(YOUR OBJECTIVE): Write the lines out exactly as they stand, from the one containing "What D3.js code" through the one containing "return Math.round(v /", and only those. Omit pictures.

(Collected data)
-- start --
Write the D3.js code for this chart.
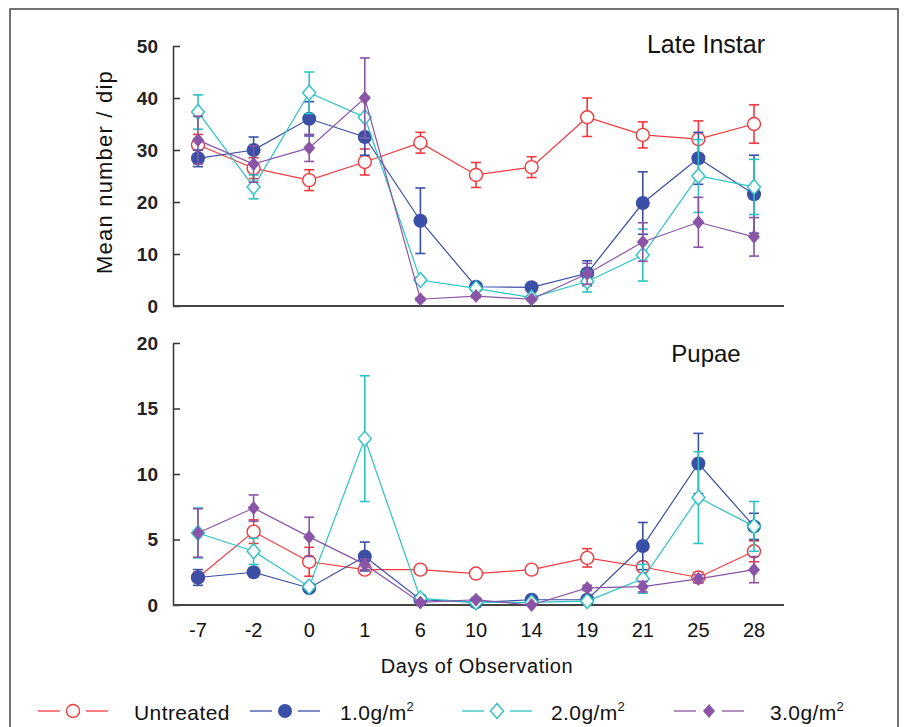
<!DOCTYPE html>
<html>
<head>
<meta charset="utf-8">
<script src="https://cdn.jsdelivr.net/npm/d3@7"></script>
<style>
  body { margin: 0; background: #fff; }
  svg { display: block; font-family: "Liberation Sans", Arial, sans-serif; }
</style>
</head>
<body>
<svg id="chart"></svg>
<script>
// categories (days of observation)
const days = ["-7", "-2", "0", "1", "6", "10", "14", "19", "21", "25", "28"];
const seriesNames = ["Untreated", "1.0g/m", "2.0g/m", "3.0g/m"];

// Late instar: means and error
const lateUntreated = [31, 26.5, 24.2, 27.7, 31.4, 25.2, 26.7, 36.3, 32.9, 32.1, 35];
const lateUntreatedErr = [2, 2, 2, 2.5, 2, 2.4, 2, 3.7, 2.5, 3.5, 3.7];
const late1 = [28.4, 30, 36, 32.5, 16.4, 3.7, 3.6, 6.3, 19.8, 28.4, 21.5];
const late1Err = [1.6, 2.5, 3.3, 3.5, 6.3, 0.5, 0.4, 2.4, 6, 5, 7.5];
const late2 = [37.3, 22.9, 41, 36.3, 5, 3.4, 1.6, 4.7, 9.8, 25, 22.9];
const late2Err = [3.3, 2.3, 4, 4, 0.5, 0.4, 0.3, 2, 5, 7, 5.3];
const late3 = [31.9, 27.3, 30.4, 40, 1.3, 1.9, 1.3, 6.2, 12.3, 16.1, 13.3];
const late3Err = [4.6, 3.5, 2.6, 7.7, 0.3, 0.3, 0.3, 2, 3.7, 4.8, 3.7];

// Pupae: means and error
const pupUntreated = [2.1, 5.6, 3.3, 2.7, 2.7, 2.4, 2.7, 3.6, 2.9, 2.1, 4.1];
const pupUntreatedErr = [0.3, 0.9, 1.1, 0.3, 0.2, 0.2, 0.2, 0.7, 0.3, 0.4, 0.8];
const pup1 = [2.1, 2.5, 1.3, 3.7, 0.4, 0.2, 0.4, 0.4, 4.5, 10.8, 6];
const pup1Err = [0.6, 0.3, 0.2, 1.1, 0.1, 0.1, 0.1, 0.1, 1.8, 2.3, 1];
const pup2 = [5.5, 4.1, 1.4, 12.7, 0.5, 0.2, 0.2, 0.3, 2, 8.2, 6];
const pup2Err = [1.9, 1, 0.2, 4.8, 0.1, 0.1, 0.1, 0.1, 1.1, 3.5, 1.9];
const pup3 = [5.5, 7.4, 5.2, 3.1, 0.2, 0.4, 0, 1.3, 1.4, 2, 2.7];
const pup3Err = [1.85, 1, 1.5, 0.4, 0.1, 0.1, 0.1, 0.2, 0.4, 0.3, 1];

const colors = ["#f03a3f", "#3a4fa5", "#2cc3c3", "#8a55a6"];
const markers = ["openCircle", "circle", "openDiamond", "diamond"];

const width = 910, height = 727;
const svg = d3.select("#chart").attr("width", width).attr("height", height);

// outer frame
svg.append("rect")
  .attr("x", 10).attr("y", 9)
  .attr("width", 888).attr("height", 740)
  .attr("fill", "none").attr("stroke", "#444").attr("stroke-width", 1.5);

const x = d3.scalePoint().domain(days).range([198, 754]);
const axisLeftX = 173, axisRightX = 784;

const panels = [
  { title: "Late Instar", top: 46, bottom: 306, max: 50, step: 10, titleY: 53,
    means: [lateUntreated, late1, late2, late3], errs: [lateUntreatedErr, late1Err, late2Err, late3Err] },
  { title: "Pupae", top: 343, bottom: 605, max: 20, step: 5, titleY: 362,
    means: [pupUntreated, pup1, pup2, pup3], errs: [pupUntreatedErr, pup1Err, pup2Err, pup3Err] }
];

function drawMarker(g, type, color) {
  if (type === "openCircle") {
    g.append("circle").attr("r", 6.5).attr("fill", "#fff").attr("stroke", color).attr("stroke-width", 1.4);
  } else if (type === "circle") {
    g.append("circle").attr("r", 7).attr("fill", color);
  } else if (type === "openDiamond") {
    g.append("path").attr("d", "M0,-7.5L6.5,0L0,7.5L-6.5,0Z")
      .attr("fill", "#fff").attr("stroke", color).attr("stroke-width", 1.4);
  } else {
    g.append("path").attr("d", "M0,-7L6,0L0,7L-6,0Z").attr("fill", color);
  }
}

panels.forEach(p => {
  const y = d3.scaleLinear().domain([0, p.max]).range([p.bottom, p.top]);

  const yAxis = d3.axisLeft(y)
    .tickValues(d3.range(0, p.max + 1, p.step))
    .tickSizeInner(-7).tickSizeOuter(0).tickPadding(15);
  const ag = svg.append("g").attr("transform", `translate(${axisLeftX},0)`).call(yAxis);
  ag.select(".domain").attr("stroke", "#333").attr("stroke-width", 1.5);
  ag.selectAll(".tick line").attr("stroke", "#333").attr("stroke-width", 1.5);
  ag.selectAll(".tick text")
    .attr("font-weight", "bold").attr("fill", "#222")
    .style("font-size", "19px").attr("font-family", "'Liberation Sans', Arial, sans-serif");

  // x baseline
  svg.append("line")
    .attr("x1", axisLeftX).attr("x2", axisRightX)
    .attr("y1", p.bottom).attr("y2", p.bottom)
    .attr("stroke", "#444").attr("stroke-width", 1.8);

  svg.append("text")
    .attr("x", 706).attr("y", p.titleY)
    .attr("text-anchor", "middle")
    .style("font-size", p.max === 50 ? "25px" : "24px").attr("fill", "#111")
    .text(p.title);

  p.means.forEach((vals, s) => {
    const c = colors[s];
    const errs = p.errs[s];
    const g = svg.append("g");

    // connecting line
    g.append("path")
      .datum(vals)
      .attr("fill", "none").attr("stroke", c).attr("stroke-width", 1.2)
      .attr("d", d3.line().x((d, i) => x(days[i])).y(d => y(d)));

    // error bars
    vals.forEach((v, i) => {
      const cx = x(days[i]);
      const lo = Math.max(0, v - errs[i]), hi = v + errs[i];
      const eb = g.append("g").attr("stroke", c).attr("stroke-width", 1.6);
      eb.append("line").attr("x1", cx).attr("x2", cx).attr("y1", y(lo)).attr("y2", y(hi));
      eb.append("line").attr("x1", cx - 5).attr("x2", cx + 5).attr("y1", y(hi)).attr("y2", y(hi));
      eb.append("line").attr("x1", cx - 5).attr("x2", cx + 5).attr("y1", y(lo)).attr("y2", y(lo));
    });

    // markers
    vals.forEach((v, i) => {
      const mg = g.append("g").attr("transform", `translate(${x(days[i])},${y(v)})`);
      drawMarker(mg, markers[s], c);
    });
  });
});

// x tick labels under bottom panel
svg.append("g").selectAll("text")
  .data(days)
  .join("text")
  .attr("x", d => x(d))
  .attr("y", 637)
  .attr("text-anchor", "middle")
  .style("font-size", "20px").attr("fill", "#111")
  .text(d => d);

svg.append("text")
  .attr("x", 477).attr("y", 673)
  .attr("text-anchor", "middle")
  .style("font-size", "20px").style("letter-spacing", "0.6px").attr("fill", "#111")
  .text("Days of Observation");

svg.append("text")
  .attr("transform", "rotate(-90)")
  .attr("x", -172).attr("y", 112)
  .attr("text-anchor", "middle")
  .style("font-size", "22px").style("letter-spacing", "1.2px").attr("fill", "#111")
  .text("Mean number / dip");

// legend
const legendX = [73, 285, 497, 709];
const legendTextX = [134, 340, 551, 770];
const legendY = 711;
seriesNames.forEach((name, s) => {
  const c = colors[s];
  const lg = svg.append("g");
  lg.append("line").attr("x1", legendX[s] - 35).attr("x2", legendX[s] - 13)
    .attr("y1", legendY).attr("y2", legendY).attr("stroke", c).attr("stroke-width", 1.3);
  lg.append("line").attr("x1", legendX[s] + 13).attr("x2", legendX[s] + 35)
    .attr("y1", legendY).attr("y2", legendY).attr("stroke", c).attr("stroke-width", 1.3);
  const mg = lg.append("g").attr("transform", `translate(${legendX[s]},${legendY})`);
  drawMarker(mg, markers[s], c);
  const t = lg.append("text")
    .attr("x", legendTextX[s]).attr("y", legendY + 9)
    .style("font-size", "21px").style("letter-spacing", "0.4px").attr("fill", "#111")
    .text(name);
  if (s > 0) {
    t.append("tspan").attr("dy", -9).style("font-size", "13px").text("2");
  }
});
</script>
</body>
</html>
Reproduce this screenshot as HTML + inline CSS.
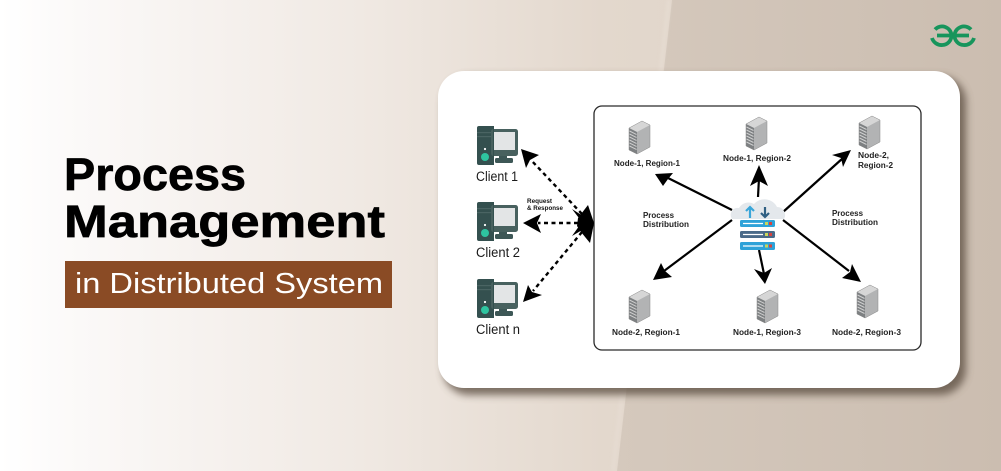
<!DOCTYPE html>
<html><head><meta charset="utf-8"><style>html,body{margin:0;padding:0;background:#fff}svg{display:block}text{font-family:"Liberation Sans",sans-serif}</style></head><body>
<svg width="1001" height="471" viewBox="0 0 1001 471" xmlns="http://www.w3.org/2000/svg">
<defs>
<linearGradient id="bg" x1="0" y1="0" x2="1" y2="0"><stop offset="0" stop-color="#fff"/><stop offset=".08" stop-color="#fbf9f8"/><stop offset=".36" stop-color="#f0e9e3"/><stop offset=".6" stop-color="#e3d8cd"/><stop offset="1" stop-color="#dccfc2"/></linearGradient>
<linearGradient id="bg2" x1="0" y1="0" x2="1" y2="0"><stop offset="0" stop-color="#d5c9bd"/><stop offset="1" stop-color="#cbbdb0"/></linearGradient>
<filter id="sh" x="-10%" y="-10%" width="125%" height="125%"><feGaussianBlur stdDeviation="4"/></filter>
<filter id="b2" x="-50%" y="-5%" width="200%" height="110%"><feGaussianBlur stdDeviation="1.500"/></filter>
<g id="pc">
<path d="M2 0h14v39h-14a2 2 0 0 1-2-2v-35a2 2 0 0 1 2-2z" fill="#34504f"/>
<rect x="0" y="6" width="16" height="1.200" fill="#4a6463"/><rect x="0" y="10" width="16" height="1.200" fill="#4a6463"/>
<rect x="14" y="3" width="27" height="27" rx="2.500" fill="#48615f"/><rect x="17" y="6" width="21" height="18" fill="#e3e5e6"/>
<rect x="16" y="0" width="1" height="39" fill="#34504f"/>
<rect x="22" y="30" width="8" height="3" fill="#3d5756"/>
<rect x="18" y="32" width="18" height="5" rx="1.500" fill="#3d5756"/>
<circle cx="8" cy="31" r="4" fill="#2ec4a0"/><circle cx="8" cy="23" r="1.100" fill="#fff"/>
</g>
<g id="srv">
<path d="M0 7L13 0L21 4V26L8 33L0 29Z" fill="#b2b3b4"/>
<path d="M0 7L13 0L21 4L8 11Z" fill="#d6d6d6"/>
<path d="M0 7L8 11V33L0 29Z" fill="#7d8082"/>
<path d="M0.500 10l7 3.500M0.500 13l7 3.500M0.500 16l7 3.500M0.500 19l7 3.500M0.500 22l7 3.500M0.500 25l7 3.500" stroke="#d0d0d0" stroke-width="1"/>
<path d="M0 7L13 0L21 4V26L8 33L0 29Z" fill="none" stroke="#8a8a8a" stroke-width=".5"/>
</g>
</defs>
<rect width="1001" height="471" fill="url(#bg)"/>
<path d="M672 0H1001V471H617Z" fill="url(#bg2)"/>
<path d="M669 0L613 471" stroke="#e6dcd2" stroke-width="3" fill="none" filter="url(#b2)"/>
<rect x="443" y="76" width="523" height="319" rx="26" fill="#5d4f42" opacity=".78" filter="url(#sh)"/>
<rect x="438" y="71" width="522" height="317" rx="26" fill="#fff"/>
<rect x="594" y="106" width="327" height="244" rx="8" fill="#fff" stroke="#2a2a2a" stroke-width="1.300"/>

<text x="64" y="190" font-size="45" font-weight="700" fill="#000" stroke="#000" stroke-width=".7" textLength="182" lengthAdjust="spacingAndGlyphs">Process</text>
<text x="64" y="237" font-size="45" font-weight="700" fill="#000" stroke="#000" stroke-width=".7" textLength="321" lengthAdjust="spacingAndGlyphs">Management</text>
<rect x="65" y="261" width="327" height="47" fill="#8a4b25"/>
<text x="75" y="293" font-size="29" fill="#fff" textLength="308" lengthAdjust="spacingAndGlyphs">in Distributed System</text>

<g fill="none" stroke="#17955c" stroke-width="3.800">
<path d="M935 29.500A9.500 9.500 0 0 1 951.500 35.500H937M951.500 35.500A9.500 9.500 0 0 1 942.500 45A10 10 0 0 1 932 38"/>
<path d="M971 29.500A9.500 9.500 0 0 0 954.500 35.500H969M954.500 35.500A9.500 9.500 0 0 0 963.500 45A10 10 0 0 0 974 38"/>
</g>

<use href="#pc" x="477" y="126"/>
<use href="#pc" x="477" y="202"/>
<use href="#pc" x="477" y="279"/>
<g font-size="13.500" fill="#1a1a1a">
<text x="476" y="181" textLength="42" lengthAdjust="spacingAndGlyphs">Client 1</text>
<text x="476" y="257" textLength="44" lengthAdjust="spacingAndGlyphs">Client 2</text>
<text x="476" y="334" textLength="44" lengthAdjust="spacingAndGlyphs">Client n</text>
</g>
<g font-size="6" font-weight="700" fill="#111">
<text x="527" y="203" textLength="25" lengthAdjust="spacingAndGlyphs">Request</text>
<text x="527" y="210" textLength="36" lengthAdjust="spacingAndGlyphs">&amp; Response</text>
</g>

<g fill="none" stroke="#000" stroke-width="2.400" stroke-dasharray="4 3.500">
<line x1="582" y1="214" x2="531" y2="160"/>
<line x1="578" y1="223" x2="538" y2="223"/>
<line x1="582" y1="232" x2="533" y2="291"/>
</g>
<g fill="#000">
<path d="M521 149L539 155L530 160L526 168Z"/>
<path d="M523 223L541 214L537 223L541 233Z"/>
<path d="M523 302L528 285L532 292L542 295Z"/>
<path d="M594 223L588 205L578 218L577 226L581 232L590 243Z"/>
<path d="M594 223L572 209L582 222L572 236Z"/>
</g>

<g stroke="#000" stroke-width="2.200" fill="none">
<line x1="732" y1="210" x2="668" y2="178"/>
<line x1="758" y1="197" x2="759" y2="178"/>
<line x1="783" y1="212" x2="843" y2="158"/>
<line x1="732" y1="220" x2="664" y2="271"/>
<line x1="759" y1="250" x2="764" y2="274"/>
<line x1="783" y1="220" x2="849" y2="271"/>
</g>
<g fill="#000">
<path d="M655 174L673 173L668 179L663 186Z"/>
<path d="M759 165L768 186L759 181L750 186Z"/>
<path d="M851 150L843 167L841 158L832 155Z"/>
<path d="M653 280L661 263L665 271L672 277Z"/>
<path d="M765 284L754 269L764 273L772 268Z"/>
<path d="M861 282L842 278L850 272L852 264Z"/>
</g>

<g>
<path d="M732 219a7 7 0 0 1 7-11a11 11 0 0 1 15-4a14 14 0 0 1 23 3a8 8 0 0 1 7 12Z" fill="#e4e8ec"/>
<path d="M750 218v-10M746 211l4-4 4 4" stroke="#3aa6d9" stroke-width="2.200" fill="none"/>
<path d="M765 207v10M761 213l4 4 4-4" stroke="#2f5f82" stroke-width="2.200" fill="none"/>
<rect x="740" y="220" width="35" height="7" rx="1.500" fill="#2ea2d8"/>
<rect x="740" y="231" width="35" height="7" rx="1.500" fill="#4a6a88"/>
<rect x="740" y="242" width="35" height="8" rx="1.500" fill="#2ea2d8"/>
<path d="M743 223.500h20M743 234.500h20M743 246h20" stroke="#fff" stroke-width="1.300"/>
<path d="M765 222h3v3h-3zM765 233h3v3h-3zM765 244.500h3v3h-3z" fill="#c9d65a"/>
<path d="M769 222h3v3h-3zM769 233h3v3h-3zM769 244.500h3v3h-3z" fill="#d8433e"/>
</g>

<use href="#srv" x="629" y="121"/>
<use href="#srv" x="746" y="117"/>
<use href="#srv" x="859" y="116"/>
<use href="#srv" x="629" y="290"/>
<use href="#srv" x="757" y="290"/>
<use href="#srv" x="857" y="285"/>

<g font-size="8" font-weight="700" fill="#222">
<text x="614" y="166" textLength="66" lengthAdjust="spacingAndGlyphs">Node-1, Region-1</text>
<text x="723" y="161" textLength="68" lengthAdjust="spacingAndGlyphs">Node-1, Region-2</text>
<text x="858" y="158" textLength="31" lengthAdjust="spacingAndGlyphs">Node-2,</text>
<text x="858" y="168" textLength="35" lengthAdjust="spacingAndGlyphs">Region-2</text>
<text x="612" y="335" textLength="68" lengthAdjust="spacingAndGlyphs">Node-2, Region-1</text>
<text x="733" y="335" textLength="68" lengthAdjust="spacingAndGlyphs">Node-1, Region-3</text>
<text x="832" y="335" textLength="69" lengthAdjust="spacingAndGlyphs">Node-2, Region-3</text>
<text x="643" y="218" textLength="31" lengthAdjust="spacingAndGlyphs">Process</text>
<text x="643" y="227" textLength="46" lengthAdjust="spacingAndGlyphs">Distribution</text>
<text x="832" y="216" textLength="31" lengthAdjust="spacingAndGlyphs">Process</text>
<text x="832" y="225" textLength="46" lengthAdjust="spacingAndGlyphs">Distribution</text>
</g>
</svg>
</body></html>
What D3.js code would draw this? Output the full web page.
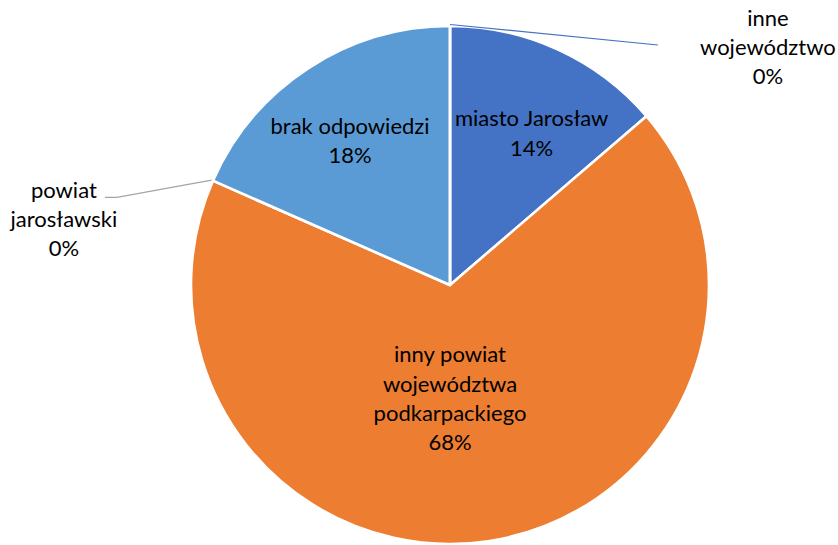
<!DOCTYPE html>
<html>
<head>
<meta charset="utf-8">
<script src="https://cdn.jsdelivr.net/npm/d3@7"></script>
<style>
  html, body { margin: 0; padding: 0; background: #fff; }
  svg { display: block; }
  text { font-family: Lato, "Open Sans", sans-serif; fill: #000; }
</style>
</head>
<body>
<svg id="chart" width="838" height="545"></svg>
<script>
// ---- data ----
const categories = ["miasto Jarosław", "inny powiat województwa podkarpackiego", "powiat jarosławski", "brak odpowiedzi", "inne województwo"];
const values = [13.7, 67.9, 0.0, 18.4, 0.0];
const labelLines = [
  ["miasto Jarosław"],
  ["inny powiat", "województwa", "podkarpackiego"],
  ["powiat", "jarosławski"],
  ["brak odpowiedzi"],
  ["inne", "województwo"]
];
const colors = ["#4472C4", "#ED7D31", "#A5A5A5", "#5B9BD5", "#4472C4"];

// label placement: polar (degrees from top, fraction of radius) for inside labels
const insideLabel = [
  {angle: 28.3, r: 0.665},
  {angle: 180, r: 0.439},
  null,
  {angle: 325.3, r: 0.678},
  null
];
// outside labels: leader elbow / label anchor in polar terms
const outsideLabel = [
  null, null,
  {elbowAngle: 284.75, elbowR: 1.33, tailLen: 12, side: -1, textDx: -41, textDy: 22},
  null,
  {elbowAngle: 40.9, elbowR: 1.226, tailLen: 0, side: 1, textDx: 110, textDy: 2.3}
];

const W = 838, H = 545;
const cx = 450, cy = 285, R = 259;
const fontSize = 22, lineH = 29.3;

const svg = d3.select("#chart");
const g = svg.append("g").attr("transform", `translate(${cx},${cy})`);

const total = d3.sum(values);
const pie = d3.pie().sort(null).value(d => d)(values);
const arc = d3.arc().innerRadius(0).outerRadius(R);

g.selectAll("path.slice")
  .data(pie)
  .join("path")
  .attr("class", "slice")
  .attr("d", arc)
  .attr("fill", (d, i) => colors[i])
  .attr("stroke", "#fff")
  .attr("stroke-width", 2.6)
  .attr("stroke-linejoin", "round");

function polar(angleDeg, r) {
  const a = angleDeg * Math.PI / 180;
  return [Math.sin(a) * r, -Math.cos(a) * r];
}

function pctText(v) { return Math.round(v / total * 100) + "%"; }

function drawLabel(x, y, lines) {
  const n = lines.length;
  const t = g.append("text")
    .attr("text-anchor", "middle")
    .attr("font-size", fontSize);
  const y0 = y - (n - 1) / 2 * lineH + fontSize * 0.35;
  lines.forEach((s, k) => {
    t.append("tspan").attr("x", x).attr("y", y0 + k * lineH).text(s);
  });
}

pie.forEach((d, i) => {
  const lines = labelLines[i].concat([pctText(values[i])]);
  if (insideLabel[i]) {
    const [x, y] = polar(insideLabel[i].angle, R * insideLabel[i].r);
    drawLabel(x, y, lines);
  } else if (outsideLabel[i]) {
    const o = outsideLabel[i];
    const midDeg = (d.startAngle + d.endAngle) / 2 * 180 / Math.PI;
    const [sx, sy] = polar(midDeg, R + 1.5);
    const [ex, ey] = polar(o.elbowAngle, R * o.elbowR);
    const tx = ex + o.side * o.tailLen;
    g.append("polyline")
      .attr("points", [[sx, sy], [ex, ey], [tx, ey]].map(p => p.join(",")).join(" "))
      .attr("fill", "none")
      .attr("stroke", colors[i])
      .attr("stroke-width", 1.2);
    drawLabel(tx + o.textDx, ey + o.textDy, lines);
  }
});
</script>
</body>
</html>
-- end --
(RESULT):
What D3.js code would draw this? Output the full web page.
<!DOCTYPE html>
<html>
<head>
<meta charset="utf-8">
<script src="https://cdn.jsdelivr.net/npm/d3@7"></script>
<style>
  html, body { margin: 0; padding: 0; background: #fff; }
  svg { display: block; }
  text { font-family: Lato, "Open Sans", sans-serif; fill: #000; }
</style>
</head>
<body>
<svg id="chart" width="838" height="545"></svg>
<script>
// ---- data ----
const categories = ["miasto Jarosław", "inny powiat województwa podkarpackiego", "powiat jarosławski", "brak odpowiedzi", "inne województwo"];
const values = [13.7, 67.9, 0.0, 18.4, 0.0];
const labelLines = [
  ["miasto Jarosław"],
  ["inny powiat", "województwa", "podkarpackiego"],
  ["powiat", "jarosławski"],
  ["brak odpowiedzi"],
  ["inne", "województwo"]
];
const colors = ["#4472C4", "#ED7D31", "#A5A5A5", "#5B9BD5", "#4472C4"];

// label placement: polar (degrees from top, fraction of radius) for inside labels
const insideLabel = [
  {angle: 28.3, r: 0.665},
  {angle: 180, r: 0.439},
  null,
  {angle: 325.3, r: 0.678},
  null
];
// outside labels: leader elbow / label anchor in polar terms
const outsideLabel = [
  null, null,
  {elbowAngle: 284.75, elbowR: 1.33, tailLen: 12, side: -1, textDx: -41, textDy: 22},
  null,
  {elbowAngle: 40.9, elbowR: 1.226, tailLen: 0, side: 1, textDx: 110, textDy: 2.3}
];

const W = 838, H = 545;
const cx = 450, cy = 285, R = 259;
const fontSize = 22, lineH = 29.3;

const svg = d3.select("#chart");
const g = svg.append("g").attr("transform", `translate(${cx},${cy})`);

const total = d3.sum(values);
const pie = d3.pie().sort(null).value(d => d)(values);
const arc = d3.arc().innerRadius(0).outerRadius(R);

g.selectAll("path.slice")
  .data(pie)
  .join("path")
  .attr("class", "slice")
  .attr("d", arc)
  .attr("fill", (d, i) => colors[i])
  .attr("stroke", "#fff")
  .attr("stroke-width", 2.6)
  .attr("stroke-linejoin", "round");

function polar(angleDeg, r) {
  const a = angleDeg * Math.PI / 180;
  return [Math.sin(a) * r, -Math.cos(a) * r];
}

function pctText(v) { return Math.round(v / total * 100) + "%"; }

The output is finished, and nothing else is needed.